> _Data lines_:

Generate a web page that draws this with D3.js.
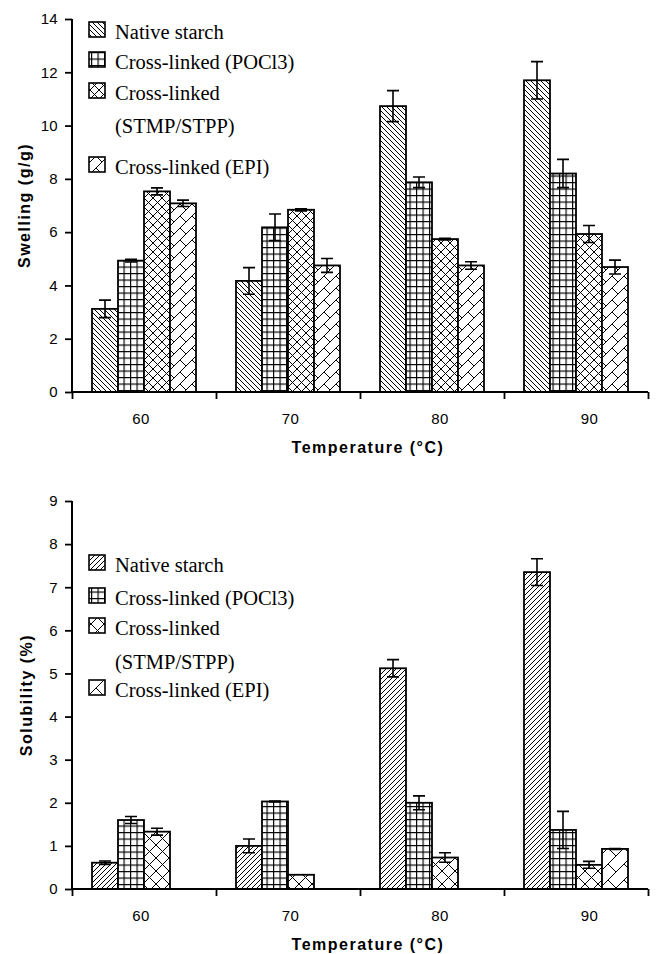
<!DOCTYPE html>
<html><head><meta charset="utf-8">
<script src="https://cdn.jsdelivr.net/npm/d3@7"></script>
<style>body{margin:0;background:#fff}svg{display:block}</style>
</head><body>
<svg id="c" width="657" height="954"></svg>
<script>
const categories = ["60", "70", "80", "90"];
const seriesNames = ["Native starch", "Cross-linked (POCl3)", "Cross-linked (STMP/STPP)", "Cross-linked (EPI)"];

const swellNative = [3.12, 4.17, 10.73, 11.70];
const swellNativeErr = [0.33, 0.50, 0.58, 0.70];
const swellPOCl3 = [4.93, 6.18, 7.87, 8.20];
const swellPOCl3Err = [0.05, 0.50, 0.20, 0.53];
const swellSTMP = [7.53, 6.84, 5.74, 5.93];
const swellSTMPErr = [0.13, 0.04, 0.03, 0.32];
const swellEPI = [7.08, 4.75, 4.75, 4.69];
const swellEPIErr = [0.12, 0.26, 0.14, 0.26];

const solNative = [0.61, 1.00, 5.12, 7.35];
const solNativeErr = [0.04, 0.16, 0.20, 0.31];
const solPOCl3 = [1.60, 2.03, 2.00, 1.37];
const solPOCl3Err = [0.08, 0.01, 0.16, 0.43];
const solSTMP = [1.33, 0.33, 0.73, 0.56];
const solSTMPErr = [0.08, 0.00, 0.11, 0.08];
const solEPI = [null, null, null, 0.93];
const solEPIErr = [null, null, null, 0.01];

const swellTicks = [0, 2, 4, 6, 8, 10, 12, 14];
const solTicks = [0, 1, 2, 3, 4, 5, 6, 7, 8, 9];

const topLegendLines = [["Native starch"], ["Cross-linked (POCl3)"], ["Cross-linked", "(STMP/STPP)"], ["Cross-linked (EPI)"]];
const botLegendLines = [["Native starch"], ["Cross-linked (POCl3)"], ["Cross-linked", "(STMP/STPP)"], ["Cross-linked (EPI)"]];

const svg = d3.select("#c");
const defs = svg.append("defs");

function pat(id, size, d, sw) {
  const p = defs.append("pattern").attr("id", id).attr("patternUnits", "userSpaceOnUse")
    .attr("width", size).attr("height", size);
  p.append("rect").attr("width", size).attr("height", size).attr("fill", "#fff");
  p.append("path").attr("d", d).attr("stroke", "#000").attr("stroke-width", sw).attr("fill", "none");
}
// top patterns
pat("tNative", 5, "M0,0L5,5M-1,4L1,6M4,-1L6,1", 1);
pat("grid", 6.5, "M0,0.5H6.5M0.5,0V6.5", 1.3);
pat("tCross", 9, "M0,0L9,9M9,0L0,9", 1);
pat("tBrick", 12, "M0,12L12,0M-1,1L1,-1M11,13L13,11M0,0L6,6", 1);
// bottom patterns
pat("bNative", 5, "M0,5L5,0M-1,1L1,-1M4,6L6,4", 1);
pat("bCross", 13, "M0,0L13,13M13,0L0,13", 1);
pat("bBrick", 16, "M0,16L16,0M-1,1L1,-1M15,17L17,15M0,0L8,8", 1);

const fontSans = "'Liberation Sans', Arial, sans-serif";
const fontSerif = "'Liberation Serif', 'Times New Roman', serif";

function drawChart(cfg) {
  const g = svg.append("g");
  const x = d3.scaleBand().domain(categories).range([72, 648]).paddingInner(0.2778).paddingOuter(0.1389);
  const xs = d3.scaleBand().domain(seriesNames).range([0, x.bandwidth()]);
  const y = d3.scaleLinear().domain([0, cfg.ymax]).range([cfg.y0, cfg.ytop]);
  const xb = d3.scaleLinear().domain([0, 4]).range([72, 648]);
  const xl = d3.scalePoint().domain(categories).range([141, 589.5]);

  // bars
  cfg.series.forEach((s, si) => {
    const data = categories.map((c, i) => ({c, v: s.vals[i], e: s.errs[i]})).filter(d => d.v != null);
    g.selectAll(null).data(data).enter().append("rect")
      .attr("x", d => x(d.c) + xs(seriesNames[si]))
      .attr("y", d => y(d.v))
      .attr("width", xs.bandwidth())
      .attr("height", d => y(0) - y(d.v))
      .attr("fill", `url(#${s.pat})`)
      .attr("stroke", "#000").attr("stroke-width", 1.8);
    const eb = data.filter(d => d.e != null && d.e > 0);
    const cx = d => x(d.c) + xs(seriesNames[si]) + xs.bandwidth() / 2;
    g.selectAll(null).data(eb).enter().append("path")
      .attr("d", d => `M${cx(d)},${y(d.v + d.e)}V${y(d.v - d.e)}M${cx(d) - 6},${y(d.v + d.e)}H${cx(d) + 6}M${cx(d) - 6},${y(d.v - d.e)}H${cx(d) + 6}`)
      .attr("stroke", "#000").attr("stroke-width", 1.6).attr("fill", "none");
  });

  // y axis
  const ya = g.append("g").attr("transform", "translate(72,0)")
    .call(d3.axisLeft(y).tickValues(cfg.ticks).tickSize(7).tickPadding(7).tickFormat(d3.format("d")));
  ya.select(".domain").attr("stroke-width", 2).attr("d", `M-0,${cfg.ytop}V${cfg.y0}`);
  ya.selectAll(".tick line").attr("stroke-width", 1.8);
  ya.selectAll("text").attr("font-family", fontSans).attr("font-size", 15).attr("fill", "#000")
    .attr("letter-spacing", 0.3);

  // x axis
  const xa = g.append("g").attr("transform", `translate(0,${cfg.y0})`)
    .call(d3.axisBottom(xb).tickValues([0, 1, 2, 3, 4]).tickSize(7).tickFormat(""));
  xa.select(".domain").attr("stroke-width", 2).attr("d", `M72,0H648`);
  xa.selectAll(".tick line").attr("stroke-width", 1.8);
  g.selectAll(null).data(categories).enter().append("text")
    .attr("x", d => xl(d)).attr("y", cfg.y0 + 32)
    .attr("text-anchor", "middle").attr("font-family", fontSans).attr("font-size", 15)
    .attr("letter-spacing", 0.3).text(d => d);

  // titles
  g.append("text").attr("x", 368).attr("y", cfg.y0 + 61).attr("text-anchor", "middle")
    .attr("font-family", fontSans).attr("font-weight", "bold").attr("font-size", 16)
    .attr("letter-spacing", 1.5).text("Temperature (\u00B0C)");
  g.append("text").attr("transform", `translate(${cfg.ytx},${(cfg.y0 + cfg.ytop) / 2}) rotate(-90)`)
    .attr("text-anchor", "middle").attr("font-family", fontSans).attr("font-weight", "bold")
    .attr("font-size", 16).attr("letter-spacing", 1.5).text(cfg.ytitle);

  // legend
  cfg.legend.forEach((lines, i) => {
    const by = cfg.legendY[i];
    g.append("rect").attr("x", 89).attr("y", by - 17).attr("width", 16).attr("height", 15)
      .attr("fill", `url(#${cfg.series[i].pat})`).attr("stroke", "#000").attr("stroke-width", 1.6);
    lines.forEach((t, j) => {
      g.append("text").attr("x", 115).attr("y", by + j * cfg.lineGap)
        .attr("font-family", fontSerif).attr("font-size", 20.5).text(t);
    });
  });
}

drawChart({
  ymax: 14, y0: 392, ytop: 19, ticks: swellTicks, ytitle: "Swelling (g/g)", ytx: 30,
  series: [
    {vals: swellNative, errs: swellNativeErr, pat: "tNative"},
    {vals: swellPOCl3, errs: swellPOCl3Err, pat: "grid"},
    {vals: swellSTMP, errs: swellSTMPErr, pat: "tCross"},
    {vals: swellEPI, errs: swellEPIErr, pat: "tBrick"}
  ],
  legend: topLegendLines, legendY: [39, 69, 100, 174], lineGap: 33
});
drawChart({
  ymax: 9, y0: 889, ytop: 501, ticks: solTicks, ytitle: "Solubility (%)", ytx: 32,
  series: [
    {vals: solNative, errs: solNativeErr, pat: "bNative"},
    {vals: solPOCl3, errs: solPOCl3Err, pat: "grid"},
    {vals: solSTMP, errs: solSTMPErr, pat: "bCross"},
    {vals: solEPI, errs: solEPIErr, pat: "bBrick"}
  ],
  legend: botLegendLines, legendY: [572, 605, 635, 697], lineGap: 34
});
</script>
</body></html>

> _Task directions_:
Omit the pictures, then repeat exactly each line from the beginning of the listing through the line with "const solEPIErr = [null, null, null, 0.01];".

> _Complete answer_:
Generate a web page that draws this with D3.js.
<!DOCTYPE html>
<html><head><meta charset="utf-8">
<script src="https://cdn.jsdelivr.net/npm/d3@7"></script>
<style>body{margin:0;background:#fff}svg{display:block}</style>
</head><body>
<svg id="c" width="657" height="954"></svg>
<script>
const categories = ["60", "70", "80", "90"];
const seriesNames = ["Native starch", "Cross-linked (POCl3)", "Cross-linked (STMP/STPP)", "Cross-linked (EPI)"];

const swellNative = [3.12, 4.17, 10.73, 11.70];
const swellNativeErr = [0.33, 0.50, 0.58, 0.70];
const swellPOCl3 = [4.93, 6.18, 7.87, 8.20];
const swellPOCl3Err = [0.05, 0.50, 0.20, 0.53];
const swellSTMP = [7.53, 6.84, 5.74, 5.93];
const swellSTMPErr = [0.13, 0.04, 0.03, 0.32];
const swellEPI = [7.08, 4.75, 4.75, 4.69];
const swellEPIErr = [0.12, 0.26, 0.14, 0.26];

const solNative = [0.61, 1.00, 5.12, 7.35];
const solNativeErr = [0.04, 0.16, 0.20, 0.31];
const solPOCl3 = [1.60, 2.03, 2.00, 1.37];
const solPOCl3Err = [0.08, 0.01, 0.16, 0.43];
const solSTMP = [1.33, 0.33, 0.73, 0.56];
const solSTMPErr = [0.08, 0.00, 0.11, 0.08];
const solEPI = [null, null, null, 0.93];
const solEPIErr = [null, null, null, 0.01];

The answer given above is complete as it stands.